In both cases, landlords still need to give proper written notice before raising the rent. Keeping a copy of that notice can help clear up any confusion later.
How Much Can a Landlord Increase Rent?
There’s no federal limit on how much a landlord can raise rent, and most states don’t set one either. In areas without rent control, landlords can increase rent as much as they want once the lease ends.
Even so, large increases can come with risks. They might lead to tenant turnover or disputes, especially if the new rate is out of step with the market. Tenants may also push back if you haven’t kept up with basic responsibilities like handling repairs or routine maintenance.
To help prevent those issues, some states and cities have rent control or stabilization rules to limit how much rent can go up. Many landlords take a more measured approach:
- 1–2% annual increases to keep up with inflation.

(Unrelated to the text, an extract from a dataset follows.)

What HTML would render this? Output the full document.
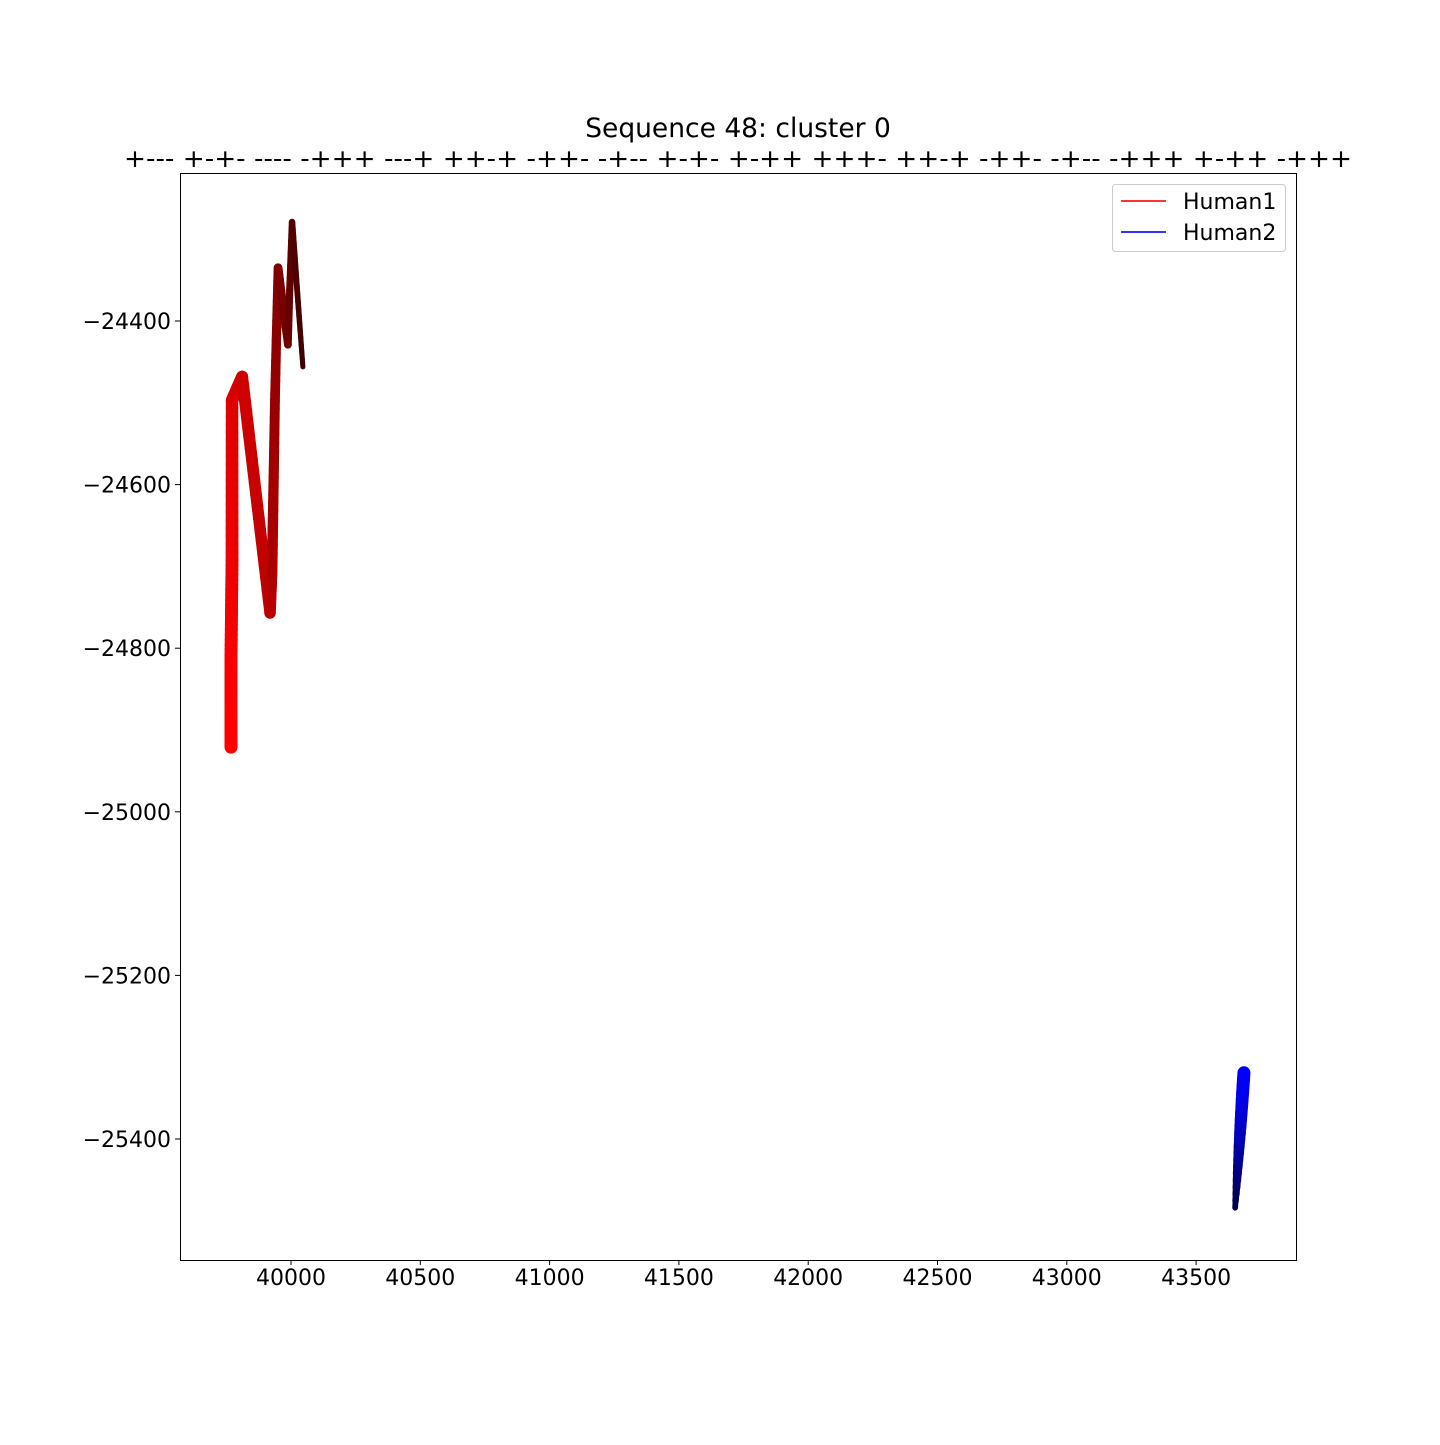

- 3–5% if local market rates are rising or there are tenant-related concerns.
For context, the Consumer Price Index, which tracks rent trends, reported a 3.8% increase in June 2025, down from 5.1% in June 2024.
How to Write a Rent Increase Notice Letter
If you’re planning to raise the rent, you’ll need to send a rent increase notice first. It should clearly explain what’s changing, when it takes effect, and follow any local notice rules. Here’s how to do it right.
1. Use a Template
Use Legal Templates’ free rent increase notice, available in Word and PDF. It covers lease details, rent changes, dates, and party names. Fill it out, customize as needed, and stay compliant.
2. List Lease Details
Start by saying when the lease began and if it’s a month-to-month or fixed-term. This helps explain why the timing of the increase makes sense.
3. Show the Current Rent
Mention how much the tenant is currently paying. This gives a clear starting point before you introduce the new amount.
4. Add the New Rent and Start Date
Include the updated rent and the exact date it will take effect. Make sure the notice period follows local rules and any applicable state laws, which are often 30 to 60 days.
5. Name Both Parties
Add your full name along with the tenant’s. This keeps everything clear and official.
6. Add the Date
Write the date you’re sending the letter so there’s a clear record of when notice was given.
7. Explain Next Steps
Let the tenant know what to do after reading the rent increase notice. If you need them to respond or sign something, make that clear. They may need to agree to a new lease with the increased rental amount.
8. Note the Delivery Method
Say how you delivered the notice, by mail, email, or in person, and keep a copy in case you need it later.